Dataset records
────────────────────
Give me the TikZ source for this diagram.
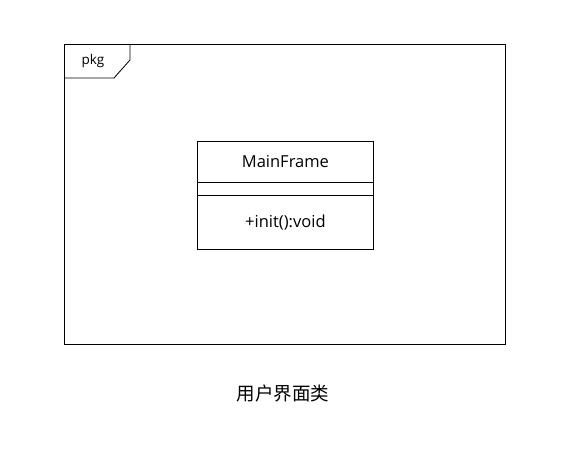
\documentclass[tikz,border=0pt]{standalone}
\usepackage{fontspec}
\setmainfont{Open Sans}
\newfontfamily\cjk{Noto Sans CJK SC}
\usetikzlibrary{positioning}

\begin{document}
\begin{tikzpicture}
      [x=1pt, y=-1pt,
      line width=0.8pt,
      pkg frame/.style={draw, rectangle, minimum width=441pt, minimum height=300pt, inner sep=0pt, anchor=north west},
      class part/.style={rectangle, minimum width=176pt, inner sep=0pt, align=center, font=\fontsize{16.5}{19}\selectfont}
      ]
      \useasboundingbox (0,0) rectangle (566,449);

      % package frame with its tab
      \node[pkg frame] (pkg) at (64,44) {};
      \draw (pkg.north west) ++(66,0) coordinate (tab ne) -- ++(0,16) -- ++(-16,18) coordinate (tab se) -- (pkg.north west |- tab se);
      \node[font=\fontsize{13.5}{16}\selectfont] (pkg label) at (93,61) {pkg};

      % class MainFrame
      \node[class part, minimum height=41pt, anchor=north west] (name) at (197,141) {MainFrame};
      \node[class part, minimum height=12pt, below=0pt of name] (attrs) {};
      \node[class part, minimum height=53pt, below=0pt of attrs] (ops) {+init():void};
      \draw (name.north west) rectangle (ops.south east);
      \draw (attrs.north west) -- (attrs.north east);
      \draw (ops.north west) -- (ops.north east);

      \node[font=\cjk\fontsize{18.5}{22}\selectfont] (caption) at (283,393) {用户界面类};
\end{tikzpicture}
\end{document}
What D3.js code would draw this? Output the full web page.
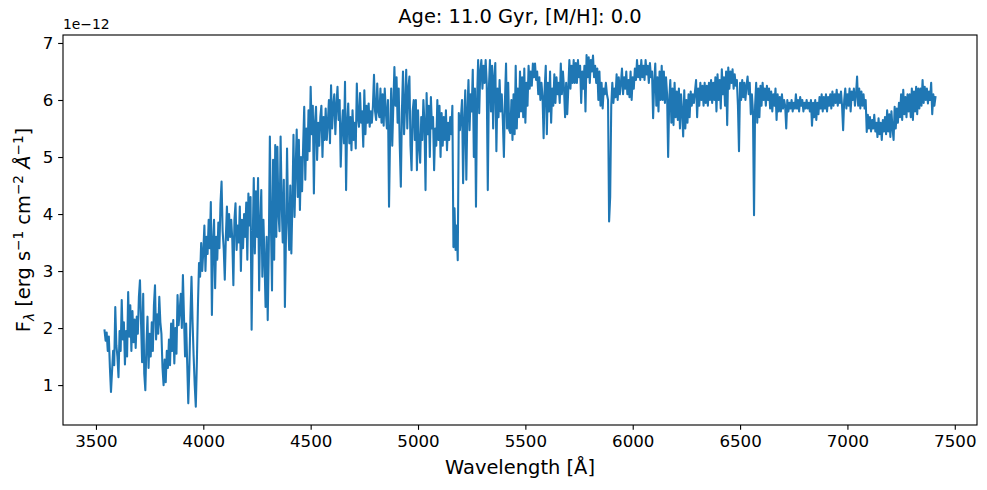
<!DOCTYPE html>
<html>
<head>
<meta charset="utf-8">
<script src="https://cdn.jsdelivr.net/npm/d3@7"></script>
<style>
  html, body { margin: 0; padding: 0; background: #ffffff; }
  svg { display: block; font-family: "DejaVu Sans", sans-serif; }
  text { white-space: pre; }
</style>
</head>
<body>
<svg id="chart" width="987" height="490"></svg>
<script>
// ---- Data ----
const chartTitle = "Age: 11.0 Gyr, [M/H]: 0.0";
const xLabel = "Wavelength [Å]";
const offsetLabel = "1e\u221212";
const xTicks = [3500, 4000, 4500, 5000, 5500, 6000, 6500, 7000, 7500];
const yTicks = [1, 2, 3, 4, 5, 6, 7];
const xDomain = [3346.5, 7603.5];
const yDomain = [0.30, 7.14];
// flux sampled every 5 Å starting at 3540 Å (units of 1e-12 erg s^-1 cm^-2 Å^-1)
const wavelengthStart = 3540;
const wavelengthStep = 5;
const flux = [
/*3540*/ 1.96,1.78,1.92,1.60,1.85,1.30,0.88,1.25,1.60,1.35,
/*3590*/ 2.37,1.70,1.50,1.14,1.95,1.60,2.49,1.80,2.10,1.36,
/*3640*/ 1.95,1.50,2.63,1.85,2.40,1.60,2.30,1.75,2.15,1.65,
/*3690*/ 2.20,1.90,2.55,2.84,2.10,1.40,2.60,1.20,0.91,1.70,
/*3740*/ 2.20,1.30,1.90,1.50,2.10,1.60,2.40,2.75,1.80,2.24,
/*3790*/ 1.90,2.55,2.10,1.90,1.30,1.00,1.45,1.05,1.60,1.30,
/*3840*/ 1.80,1.35,2.08,1.60,2.14,1.38,2.00,1.55,2.58,2.05,
/*3890*/ 2.30,2.60,2.00,2.93,2.20,1.50,2.08,1.38,0.68,1.30,
/*3940*/ 2.20,2.90,2.10,1.50,1.00,0.62,1.40,2.40,3.14,2.90,
/*3990*/ 3.49,3.00,3.35,3.80,3.00,3.60,3.30,3.90,3.40,4.21,
/*4040*/ 2.23,3.50,3.90,2.70,3.60,3.20,3.85,3.40,4.19,4.57,
/*4090*/ 3.70,3.40,2.85,3.60,4.13,3.54,4.00,3.60,3.90,3.55,
/*4140*/ 2.75,3.90,4.19,3.37,3.80,3.50,4.13,3.00,3.90,3.40,
/*4190*/ 4.00,3.60,4.20,3.20,4.36,3.80,4.30,1.97,3.50,4.63,
/*4240*/ 3.31,4.40,3.60,4.63,2.66,3.80,4.42,2.90,3.90,3.20,
/*4290*/ 2.37,3.60,2.14,3.40,5.36,3.80,2.66,4.95,3.20,5.21,
/*4340*/ 3.60,5.18,4.00,3.70,5.36,4.20,3.50,4.60,2.37,3.60,
/*4390*/ 5.15,3.90,3.37,4.50,3.31,4.20,5.39,3.95,4.80,5.48,
/*4440*/ 4.30,5.30,4.07,5.00,4.40,5.20,5.88,4.60,5.50,4.95,
/*4490*/ 5.82,5.10,6.23,5.40,5.90,4.36,5.60,5.88,4.95,5.60,
/*4540*/ 5.20,5.70,5.90,5.00,5.70,5.30,5.85,5.30,5.60,6.00,
/*4590*/ 5.24,6.26,5.50,5.90,6.10,5.40,5.90,6.23,5.65,6.00,
/*4640*/ 4.83,5.50,5.82,5.24,6.32,4.42,5.60,5.94,5.24,5.70,
/*4690*/ 5.12,5.82,5.30,5.60,5.15,6.29,5.70,5.53,6.12,5.60,
/*4740*/ 5.80,5.18,6.17,5.40,5.90,5.60,5.94,5.53,5.80,5.60,
/*4790*/ 5.90,6.44,5.80,5.65,6.29,5.80,5.70,6.20,5.60,6.10,
/*4840*/ 5.55,6.20,5.80,5.50,6.00,4.13,5.40,6.20,5.20,5.90,
/*4890*/ 6.58,5.90,6.40,5.60,6.20,5.20,4.48,5.80,6.50,5.40,
/*4940*/ 5.90,6.53,5.50,6.20,6.41,5.20,4.77,5.80,6.00,5.30,
/*4990*/ 6.00,4.77,5.82,5.20,4.90,5.70,5.30,6.00,5.60,4.42,
/*5040*/ 6.12,5.40,5.90,5.00,6.05,5.50,5.70,4.77,5.50,5.20,
/*5090*/ 6.00,5.30,5.90,5.00,5.77,5.20,5.70,5.30,5.82,5.12,
/*5140*/ 5.60,5.30,5.70,5.40,5.90,3.42,4.10,3.37,3.80,3.19,
/*5190*/ 5.77,5.47,5.70,6.00,4.54,5.60,6.17,4.60,5.80,6.35,
/*5240*/ 5.47,6.10,5.80,6.53,5.00,6.20,4.13,6.00,6.70,5.77,
/*5290*/ 6.50,6.70,6.20,6.60,6.30,6.70,6.30,4.42,6.20,6.70,
/*5340*/ 5.80,6.60,5.50,6.40,6.65,5.10,6.20,5.70,6.35,5.80,
/*5390*/ 6.10,5.65,5.00,6.00,6.64,5.50,6.30,5.47,5.42,6.00,
/*5440*/ 5.30,6.10,5.40,6.60,5.50,6.20,5.70,6.50,5.80,6.40,
/*5490*/ 5.70,6.55,5.60,6.30,5.90,6.60,6.20,6.50,6.25,6.64,
/*5540*/ 6.40,6.64,6.35,6.50,6.10,6.40,6.00,6.30,6.05,5.33,
/*5590*/ 6.20,6.60,5.40,6.30,5.80,6.50,5.60,6.20,5.90,6.45,
/*5640*/ 5.95,6.40,6.10,6.30,5.95,6.64,6.10,6.50,6.20,5.70,
/*5690*/ 6.30,5.75,6.20,6.70,6.20,6.60,6.30,6.70,6.30,6.65,
/*5740*/ 6.30,6.70,6.40,6.60,5.95,6.50,6.20,6.60,5.80,6.79,
/*5790*/ 6.40,6.75,6.30,6.70,6.50,6.78,6.40,6.60,6.30,6.55,
/*5840*/ 6.00,6.50,5.90,6.30,5.85,6.20,6.10,6.30,6.10,6.00,
/*5890*/ 3.87,4.30,5.90,6.30,5.95,6.20,6.05,6.45,6.00,6.40,
/*5940*/ 6.10,6.30,6.55,6.10,6.40,6.20,6.50,6.10,6.35,6.05,
/*5990*/ 6.50,6.00,6.40,6.20,6.55,6.35,6.70,6.40,6.60,6.35,
/*6040*/ 6.70,6.40,6.60,6.35,6.70,6.45,6.60,6.30,6.65,6.40,
/*6090*/ 6.50,5.68,6.30,6.64,5.90,6.40,5.80,6.50,6.00,6.60,
/*6140*/ 6.00,6.50,5.95,6.40,6.10,5.00,6.00,6.35,5.60,6.20,
/*6190*/ 5.56,6.30,5.70,6.15,5.65,6.20,5.50,6.10,5.80,5.36,
/*6240*/ 6.17,5.50,6.00,5.60,6.10,5.70,6.15,5.90,6.10,5.95,
/*6290*/ 6.15,6.35,5.70,6.20,5.90,6.30,6.00,6.25,5.90,6.30,
/*6340*/ 5.95,6.25,5.90,6.30,6.00,6.35,5.95,6.30,6.00,6.40,
/*6390*/ 5.80,6.45,6.00,6.35,5.85,6.54,6.10,6.40,5.90,6.50,
/*6440*/ 5.56,6.57,6.20,6.50,6.30,6.54,6.20,6.45,6.25,6.35,
/*6490*/ 5.91,5.10,6.30,6.00,6.35,6.05,6.30,6.00,6.25,6.41,
/*6540*/ 6.10,6.30,5.75,6.10,5.80,3.98,5.90,6.30,5.60,6.20,
/*6590*/ 5.70,6.25,5.90,6.30,6.00,6.20,5.90,6.25,6.00,6.20,
/*6640*/ 5.85,6.15,5.80,6.10,5.90,6.20,5.65,6.10,5.80,6.05,
/*6690*/ 5.80,6.10,5.85,6.00,5.90,5.50,6.00,5.80,5.95,5.85,
/*6740*/ 6.00,5.80,5.95,5.85,6.10,5.85,6.00,5.80,6.05,5.90,
/*6790*/ 6.00,5.80,5.95,5.85,6.00,5.85,5.95,5.80,6.00,5.55,
/*6840*/ 5.95,5.70,6.00,5.65,5.95,5.75,6.05,5.85,6.10,5.80,
/*6890*/ 6.05,5.85,6.10,5.80,6.05,5.90,6.10,5.85,6.15,5.90,
/*6940*/ 6.10,5.95,6.18,5.90,6.10,5.95,6.15,5.90,5.47,6.00,
/*6990*/ 6.20,5.85,6.10,5.90,6.20,5.80,6.15,6.00,6.20,5.90,
/*7040*/ 6.10,6.41,5.90,6.20,5.85,6.15,5.90,6.10,5.85,6.00,
/*7090*/ 5.44,5.74,5.50,5.70,5.45,5.65,5.50,5.74,5.45,5.60,
/*7140*/ 5.35,5.68,5.40,5.60,5.30,5.65,5.45,5.70,5.40,5.82,
/*7190*/ 5.45,5.75,5.35,5.80,5.50,5.30,5.88,5.50,5.85,5.60,
/*7240*/ 5.95,5.70,6.10,5.65,6.18,5.75,6.05,5.70,6.10,5.80,
/*7290*/ 6.10,5.70,6.20,5.65,6.15,5.80,6.23,5.75,6.20,5.85,
/*7340*/ 6.20,5.90,6.35,5.95,6.23,6.00,6.20,5.94,6.15,6.00,
/*7390*/ 6.30,5.75,6.10,5.90,6.05
];

// ---- Layout ----
const W = 987, H = 490;
const plot = { left: 63, right: 977, top: 35, bottom: 425 };
const blue = "#1f77b4";
const pt = 100 / 72;

const svg = d3.select("#chart");
svg.append("rect").attr("width", W).attr("height", H).attr("fill", "#ffffff");

const x = d3.scaleLinear().domain(xDomain).range([plot.left, plot.right]);
const y = d3.scaleLinear().domain(yDomain).range([plot.bottom, plot.top]);

const points = flux.map((v, i) => ({ w: wavelengthStart + i * wavelengthStep, f: v }));

svg.append("defs").append("clipPath").attr("id", "clip")
  .append("rect")
  .attr("x", plot.left).attr("y", plot.top)
  .attr("width", plot.right - plot.left).attr("height", plot.bottom - plot.top);

const line = d3.line().x(d => x(d.w)).y(d => y(d.f));
svg.append("path")
  .datum(points)
  .attr("clip-path", "url(#clip)")
  .attr("fill", "none")
  .attr("stroke", blue)
  .attr("stroke-width", 1.5 * pt)
  .attr("stroke-linejoin", "round")
  .attr("stroke-linecap", "square")
  .attr("d", line);

// ---- Axes ----
const tickLen = 3.5 * pt;
const xAxis = d3.axisBottom(x).tickValues(xTicks).tickFormat(d3.format("d"))
  .tickSize(tickLen).tickPadding(3.5 * pt).tickSizeOuter(0);
const yAxis = d3.axisLeft(y).tickValues(yTicks).tickFormat(d3.format("d"))
  .tickSize(tickLen).tickPadding(3.5 * pt).tickSizeOuter(0);

const gx = svg.append("g").attr("transform", `translate(0,${plot.bottom})`).call(xAxis);
const gy = svg.append("g").attr("transform", `translate(${plot.left},0)`).call(yAxis);
[gx, gy].forEach(g => {
  g.select(".domain").remove();
  g.selectAll(".tick line").attr("stroke", "#000").attr("stroke-width", 0.8 * pt);
  g.selectAll(".tick text").attr("fill", "#000")
    .attr("font-family", "DejaVu Sans").attr("font-size", 12 * pt);
});

// frame
svg.append("rect")
  .attr("x", plot.left).attr("y", plot.top)
  .attr("width", plot.right - plot.left).attr("height", plot.bottom - plot.top)
  .attr("fill", "none").attr("stroke", "#000").attr("stroke-width", 0.8 * pt);

// offset text
svg.append("text").attr("x", plot.left).attr("y", 29)
  .attr("font-size", 10 * pt).attr("fill", "#000").text(offsetLabel);

// title
svg.append("text").attr("x", (plot.left + plot.right) / 2).attr("y", 23)
  .attr("text-anchor", "middle").attr("font-size", 14 * pt).attr("fill", "#000")
  .text(chartTitle);

// x label
svg.append("text").attr("x", (plot.left + plot.right) / 2).attr("y", 474)
  .attr("text-anchor", "middle").attr("font-size", 14 * pt).attr("fill", "#000")
  .text(xLabel);

// y label with sub/superscripts
const fs = 14 * pt, small = fs * 0.7;
const yl = svg.append("text")
  .attr("transform", `translate(30,${(plot.top + plot.bottom) / 2}) rotate(-90)`)
  .attr("text-anchor", "middle").attr("font-size", fs).attr("fill", "#000");
yl.append("tspan").text("F");
yl.append("tspan").attr("font-size", small).attr("font-style", "italic").attr("dy", fs * 0.22).text("λ");
yl.append("tspan").attr("dy", -fs * 0.22).text(" [erg s");
yl.append("tspan").attr("font-size", small).attr("dy", -fs * 0.38).text("\u22121");
yl.append("tspan").attr("dy", fs * 0.38).text(" cm");
yl.append("tspan").attr("font-size", small).attr("dy", -fs * 0.38).text("\u22122");
yl.append("tspan").attr("dy", fs * 0.38).text(" ");
yl.append("tspan").attr("font-style", "italic").text("Å");
yl.append("tspan").attr("font-size", small).attr("dy", -fs * 0.38).text("\u22121");
yl.append("tspan").attr("dy", fs * 0.38).text("]");
</script>
</body>
</html>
────────────────────
GIVEN PROBLEM:
Exactly restate the lines from the beginning of the data through the line with "-- (ops.north east);", and no others, keeping pictures out.

COMPLETE ANSWER:
Give me the TikZ source for this diagram.
\documentclass[tikz,border=0pt]{standalone}
\usepackage{fontspec}
\setmainfont{Open Sans}
\newfontfamily\cjk{Noto Sans CJK SC}
\usetikzlibrary{positioning}

\begin{document}
\begin{tikzpicture}
      [x=1pt, y=-1pt,
      line width=0.8pt,
      pkg frame/.style={draw, rectangle, minimum width=441pt, minimum height=300pt, inner sep=0pt, anchor=north west},
      class part/.style={rectangle, minimum width=176pt, inner sep=0pt, align=center, font=\fontsize{16.5}{19}\selectfont}
      ]
      \useasboundingbox (0,0) rectangle (566,449);

      % package frame with its tab
      \node[pkg frame] (pkg) at (64,44) {};
      \draw (pkg.north west) ++(66,0) coordinate (tab ne) -- ++(0,16) -- ++(-16,18) coordinate (tab se) -- (pkg.north west |- tab se);
      \node[font=\fontsize{13.5}{16}\selectfont] (pkg label) at (93,61) {pkg};

      % class MainFrame
      \node[class part, minimum height=41pt, anchor=north west] (name) at (197,141) {MainFrame};
      \node[class part, minimum height=12pt, below=0pt of name] (attrs) {};
      \node[class part, minimum height=53pt, below=0pt of attrs] (ops) {+init():void};
      \draw (name.north west) rectangle (ops.south east);
      \draw (attrs.north west) -- (attrs.north east);
      \draw (ops.north west) -- (ops.north east);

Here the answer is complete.